Short task:
All of the material below is to be restated word for word, apart from the pictures.

** start of Records for the exercise **

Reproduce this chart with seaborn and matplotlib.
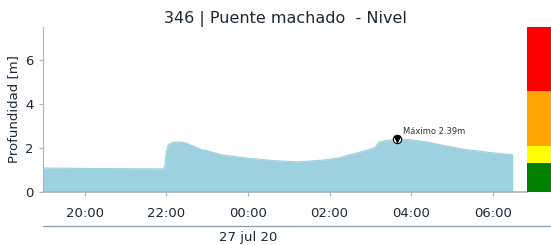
import pandas as pd
import matplotlib
matplotlib.use("Agg")
from matplotlib import pyplot as plt
import matplotlib.dates as mdates
from matplotlib.lines import Line2D
import seaborn as sns

# lecturas de nivel (hora, metros)
horas = ['2020-07-26 18:59', '2020-07-26 20:00', '2020-07-26 21:00', '2020-07-26 21:56',
         '2020-07-26 21:58', '2020-07-26 22:00', '2020-07-26 22:03', '2020-07-26 22:10',
         '2020-07-26 22:20', '2020-07-26 22:30', '2020-07-26 22:35', '2020-07-26 22:40',
         '2020-07-26 22:52', '2020-07-26 23:00', '2020-07-26 23:21', '2020-07-27 00:00',
         '2020-07-27 00:37', '2020-07-27 01:14', '2020-07-27 01:53', '2020-07-27 02:00',
         '2020-07-27 02:15', '2020-07-27 02:29', '2020-07-27 02:44', '2020-07-27 03:04',
         '2020-07-27 03:08', '2020-07-27 03:12', '2020-07-27 03:20', '2020-07-27 03:39',
         '2020-07-27 03:59', '2020-07-27 04:23', '2020-07-27 04:42', '2020-07-27 05:16',
         '2020-07-27 05:55', '2020-07-27 06:29']
nivel = [1.08, 1.06, 1.05, 1.04,
         1.20, 1.80, 2.15, 2.25,
         2.27, 2.22, 2.13, 2.08,
         1.91, 1.87, 1.68, 1.53,
         1.42, 1.36, 1.45, 1.48,
         1.55, 1.68, 1.80, 1.98,
         2.05, 2.25, 2.32, 2.39,
         2.37, 2.27, 2.14, 1.94,
         1.79, 1.68]

# umbrales de alerta
umbral_tope = [1.3, 2.1, 4.6, 7.5]
umbral_color = ['#008000', '#ffff00', '#ffa500', '#ff0000']

df = pd.DataFrame({'fecha': pd.to_datetime(horas), 'nivel': nivel})
imax = df['nivel'].idxmax()

sns.set_style('white')
plt.rcParams['font.family'] = ['DejaVu Sans']
texto = '#1c2833'
gris = '#aab4be'

fig = plt.figure(figsize=(5.51, 2.45), dpi=100)
ax = fig.add_axes([0.078, 0.2176, 0.8785, 0.671])
ax_c = fig.add_axes([0.9565, 0.2176, 0.0435, 0.671])

azul = '#9dd1df'
sns.lineplot(data=df, x='fecha', y='nivel', ax=ax, color=azul, linewidth=0.8)
ax.fill_between(df['fecha'], 0, df['nivel'], color=azul, linewidth=0)

# maximo
fx = mdates.date2num(df.loc[imax, 'fecha'])
fy = df.loc[imax, 'nivel']
ax.plot([fx], [fy], marker='o', markersize=6, markerfacecolor='white',
        markeredgecolor='black', markeredgewidth=0.8, zorder=5)
ax.plot([fx], [fy], marker='v', markersize=3.8, color='black', zorder=6)
ax.annotate(f'Máximo {fy:.2f}m', xy=(fx, fy), xytext=(4, 4), textcoords='offset points',
            fontsize=6, color='#333333')

ax.set_xlim(pd.Timestamp('2020-07-26 18:59'), pd.Timestamp('2020-07-27 06:50'))
ax.set_ylim(0, 7.5)
ax.set_yticks([0, 2, 4, 6])
ax.xaxis.set_major_locator(mdates.HourLocator(byhour=range(0, 24, 2)))
ax.xaxis.set_major_formatter(mdates.DateFormatter('%H:%M'))
ax.set_xlabel('')
ax.set_ylabel('Profundidad [m]', fontsize=9.5, color=texto)
ax.tick_params(axis='both', labelsize=9.5, labelcolor=texto, color=gris,
               length=3, width=0.8, bottom=True, left=True)
ax.tick_params(axis='x', pad=8)
for s in ['top', 'right']:
    ax.spines[s].set_visible(False)
ax.spines['bottom'].set_color(gris)
ax.spines['left'].set_color(gris)
ax.spines['left'].set_linewidth(0.8)
ax.spines['bottom'].set_linewidth(1.2)

ax.set_title('346 | Puente machado  - Nivel', fontsize=11.5, color=texto, pad=3)

# fecha del dia
medianoche = mdates.date2num(pd.Timestamp('2020-07-27 00:00'))
ax.annotate('27 jul 20', xy=(medianoche, 0),
            xycoords=ax.get_xaxis_transform(), xytext=(0, -33),
            textcoords='offset points', ha='center', va='center',
            fontsize=9.5, color=texto)
fig.add_artist(Line2D([0.078, 1.0], [0.078, 0.078], color='#8a98a6', linewidth=0.9))

# barra de umbrales
bases = [0] + umbral_tope[:-1]
alturas = [t - b for t, b in zip(umbral_tope, bases)]
ax_c.bar([0] * 4, alturas, bottom=bases, color=umbral_color, width=1.0, linewidth=0)
ax_c.set_xlim(-0.5, 0.5)
ax_c.set_ylim(0, 7.5)
ax_c.axis('off')

fig.savefig('out.png', dpi=100)
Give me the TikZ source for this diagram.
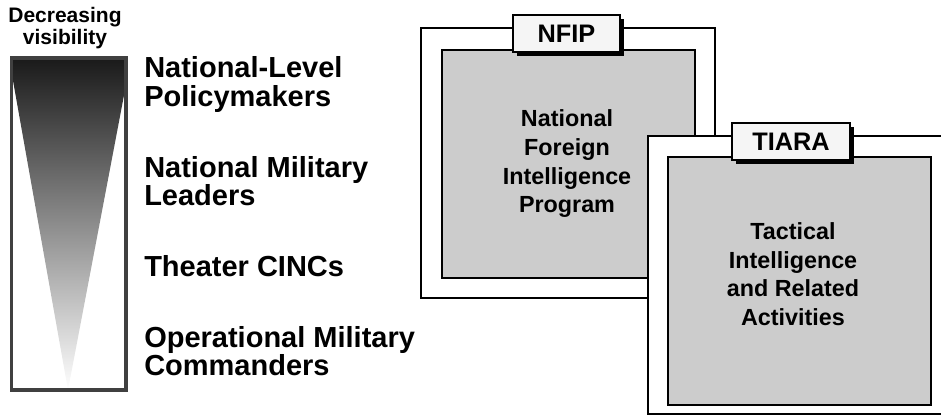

** end of Records for the exercise **

Completed task:
Reproduce this chart with seaborn and matplotlib.
import pandas as pd
import matplotlib
matplotlib.use("Agg")
from matplotlib import pyplot as plt
import matplotlib.dates as mdates
from matplotlib.lines import Line2D
import seaborn as sns

# lecturas de nivel (hora, metros)
horas = ['2020-07-26 18:59', '2020-07-26 20:00', '2020-07-26 21:00', '2020-07-26 21:56',
         '2020-07-26 21:58', '2020-07-26 22:00', '2020-07-26 22:03', '2020-07-26 22:10',
         '2020-07-26 22:20', '2020-07-26 22:30', '2020-07-26 22:35', '2020-07-26 22:40',
         '2020-07-26 22:52', '2020-07-26 23:00', '2020-07-26 23:21', '2020-07-27 00:00',
         '2020-07-27 00:37', '2020-07-27 01:14', '2020-07-27 01:53', '2020-07-27 02:00',
         '2020-07-27 02:15', '2020-07-27 02:29', '2020-07-27 02:44', '2020-07-27 03:04',
         '2020-07-27 03:08', '2020-07-27 03:12', '2020-07-27 03:20', '2020-07-27 03:39',
         '2020-07-27 03:59', '2020-07-27 04:23', '2020-07-27 04:42', '2020-07-27 05:16',
         '2020-07-27 05:55', '2020-07-27 06:29']
nivel = [1.08, 1.06, 1.05, 1.04,
         1.20, 1.80, 2.15, 2.25,
         2.27, 2.22, 2.13, 2.08,
         1.91, 1.87, 1.68, 1.53,
         1.42, 1.36, 1.45, 1.48,
         1.55, 1.68, 1.80, 1.98,
         2.05, 2.25, 2.32, 2.39,
         2.37, 2.27, 2.14, 1.94,
         1.79, 1.68]

# umbrales de alerta
umbral_tope = [1.3, 2.1, 4.6, 7.5]
umbral_color = ['#008000', '#ffff00', '#ffa500', '#ff0000']

df = pd.DataFrame({'fecha': pd.to_datetime(horas), 'nivel': nivel})
imax = df['nivel'].idxmax()

sns.set_style('white')
plt.rcParams['font.family'] = ['DejaVu Sans']
texto = '#1c2833'
gris = '#aab4be'

fig = plt.figure(figsize=(5.51, 2.45), dpi=100)
ax = fig.add_axes([0.078, 0.2176, 0.8785, 0.671])
ax_c = fig.add_axes([0.9565, 0.2176, 0.0435, 0.671])

azul = '#9dd1df'
sns.lineplot(data=df, x='fecha', y='nivel', ax=ax, color=azul, linewidth=0.8)
ax.fill_between(df['fecha'], 0, df['nivel'], color=azul, linewidth=0)

# maximo
fx = mdates.date2num(df.loc[imax, 'fecha'])
fy = df.loc[imax, 'nivel']
ax.plot([fx], [fy], marker='o', markersize=6, markerfacecolor='white',
        markeredgecolor='black', markeredgewidth=0.8, zorder=5)
ax.plot([fx], [fy], marker='v', markersize=3.8, color='black', zorder=6)
ax.annotate(f'Máximo {fy:.2f}m', xy=(fx, fy), xytext=(4, 4), textcoords='offset points',
            fontsize=6, color='#333333')

ax.set_xlim(pd.Timestamp('2020-07-26 18:59'), pd.Timestamp('2020-07-27 06:50'))
ax.set_ylim(0, 7.5)
ax.set_yticks([0, 2, 4, 6])
ax.xaxis.set_major_locator(mdates.HourLocator(byhour=range(0, 24, 2)))
ax.xaxis.set_major_formatter(mdates.DateFormatter('%H:%M'))
ax.set_xlabel('')
ax.set_ylabel('Profundidad [m]', fontsize=9.5, color=texto)
ax.tick_params(axis='both', labelsize=9.5, labelcolor=texto, color=gris,
               length=3, width=0.8, bottom=True, left=True)
ax.tick_params(axis='x', pad=8)
for s in ['top', 'right']:
    ax.spines[s].set_visible(False)
ax.spines['bottom'].set_color(gris)
ax.spines['left'].set_color(gris)
ax.spines['left'].set_linewidth(0.8)
ax.spines['bottom'].set_linewidth(1.2)

ax.set_title('346 | Puente machado  - Nivel', fontsize=11.5, color=texto, pad=3)

# fecha del dia
medianoche = mdates.date2num(pd.Timestamp('2020-07-27 00:00'))
ax.annotate('27 jul 20', xy=(medianoche, 0),
            xycoords=ax.get_xaxis_transform(), xytext=(0, -33),
            textcoords='offset points', ha='center', va='center',
            fontsize=9.5, color=texto)
fig.add_artist(Line2D([0.078, 1.0], [0.078, 0.078], color='#8a98a6', linewidth=0.9))

# barra de umbrales
bases = [0] + umbral_tope[:-1]
alturas = [t - b for t, b in zip(umbral_tope, bases)]
ax_c.bar([0] * 4, alturas, bottom=bases, color=umbral_color, width=1.0, linewidth=0)
ax_c.set_xlim(-0.5, 0.5)
ax_c.set_ylim(0, 7.5)
ax_c.axis('off')

fig.savefig('out.png', dpi=100)
Give me the TikZ source for this diagram.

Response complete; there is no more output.